Hardware stores reported early sales of plywood, batteries and other supplies though no official evacuations had been ordered. Some oil companies were also removing non-essential personnel from offshore oil and gas platforms in the Gulf.

Shell Oil pulled 1,370 non-essential workers from its offshore rigs but left enough personnel to continue production, spokeswoman Helen Bow said Monday.

"We're closely monitoring the storm and if it's necessary to begin evacuation of remaining personnel we're confident that we can do that prior to the storm affecting those installations," she said.

ExxonMobil was monitoring the storm's movement but had not removed any of its workers as of noon Monday, spokesman Ed Burwell said.

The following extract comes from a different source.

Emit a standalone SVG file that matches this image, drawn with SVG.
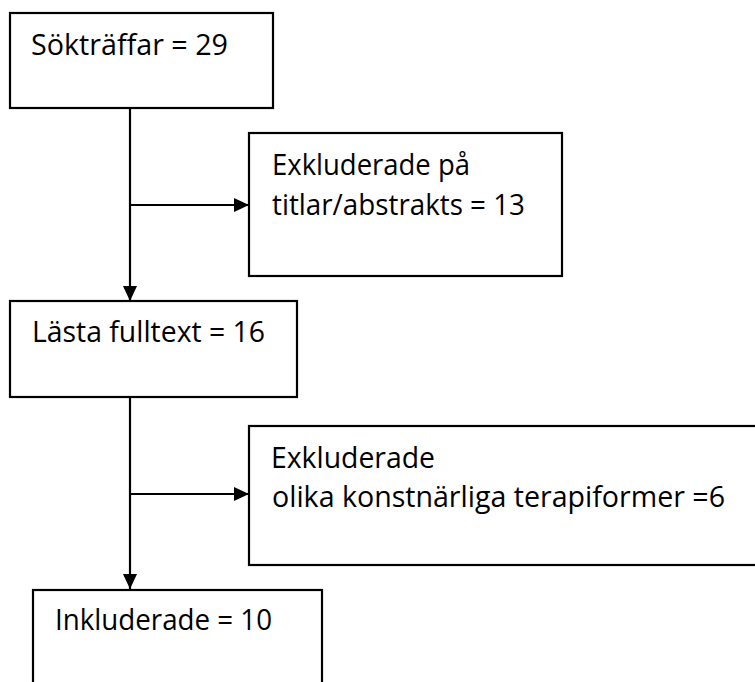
<svg xmlns="http://www.w3.org/2000/svg" width="755" height="682" viewBox="0 0 755 682">
<style>
.box{fill:#fff;stroke:#000;stroke-width:2.2}
.t{font-family:"Open Sans","Noto Sans","Liberation Sans",sans-serif;font-size:28.5px;fill:#000}
.c{fill:none;stroke:#000;stroke-width:2.2}
</style>
<defs>
<marker id="ah" markerWidth="16" markerHeight="14" refX="15" refY="7" orient="auto" markerUnits="userSpaceOnUse">
<path d="M0,0 L15,7 L0,14 Z" fill="#000"/>
</marker>
</defs>
<rect width="755" height="682" fill="#fff"/>
<g id="connectors">
<line class="c" x1="130" y1="108" x2="130" y2="301" marker-end="url(#ah)"/>
<line class="c" x1="130" y1="205" x2="249" y2="205" marker-end="url(#ah)"/>
<line class="c" x1="130" y1="397" x2="130" y2="589" marker-end="url(#ah)"/>
<line class="c" x1="130" y1="494" x2="249" y2="494" marker-end="url(#ah)"/>
</g>
<g id="n1">
<rect class="box" x="10" y="13" width="263" height="95"/>
<text class="t" x="31" y="55" textLength="197" lengthAdjust="spacingAndGlyphs">Sökträffar = 29</text>
</g>
<g id="n2">
<rect class="box" x="249" y="133" width="313" height="143"/>
<text class="t" x="272" y="175" textLength="198" lengthAdjust="spacingAndGlyphs">Exkluderade på</text>
<text class="t" x="272" y="215" textLength="253" lengthAdjust="spacingAndGlyphs">titlar/abstrakts = 13</text>
</g>
<g id="n3">
<rect class="box" x="10" y="301" width="287" height="96"/>
<text class="t" x="32" y="342" textLength="233" lengthAdjust="spacingAndGlyphs">Lästa fulltext = 16</text>
</g>
<g id="n4">
<rect class="box" x="249" y="426" width="520" height="139"/>
<text class="t" x="271" y="468" textLength="164" lengthAdjust="spacingAndGlyphs">Exkluderade</text>
<text class="t" x="272" y="507" textLength="453" lengthAdjust="spacingAndGlyphs">olika konstnärliga terapiformer =6</text>
</g>
<g id="n5">
<rect class="box" x="33" y="590" width="289" height="110"/>
<text class="t" x="55" y="630" textLength="217" lengthAdjust="spacingAndGlyphs">Inkluderade = 10</text>
</g>
</svg>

Hurricane Isidore crashed into Mexico's Yucatan Peninsula Monday and forecasters at the National Hurricane Center said it could reform as a hurricane once it passes over the last mass into the Gulf's warm water and then head northward.

Louisiana officials have been meeting since last Friday on a daily basis with federal officials and other state emergency officials to make sure they are on the same page.

"Our parishes have already started to put their staffs on standby and alert our personnel across the southern coast of Louisiana," said Michael Brown, assistant director of the Louisiana Office of Emergency Preparedness.

New Orleans is the most vulnerable of several communities in the bayous of southern Louisiana because it sits about 6 feet below sea level in between the Mississippi River and Lake Pontchartrain, about 100 miles from the Gulf.

It's been more than 25 years since a hurricane made a direct hit on New Orleans so some residents feel like they are over due. Elaborate evacuations systems are established for New Orleans and other coastal cities in such an emergency.

"We take anything that moves into the Gulf of Mexico very seriously around here," Brown said.

Sales of plywood, batteries, generators and other emergency supplies have picked up at hardware stores, which means residents are playing attention to Isidore, Brown said.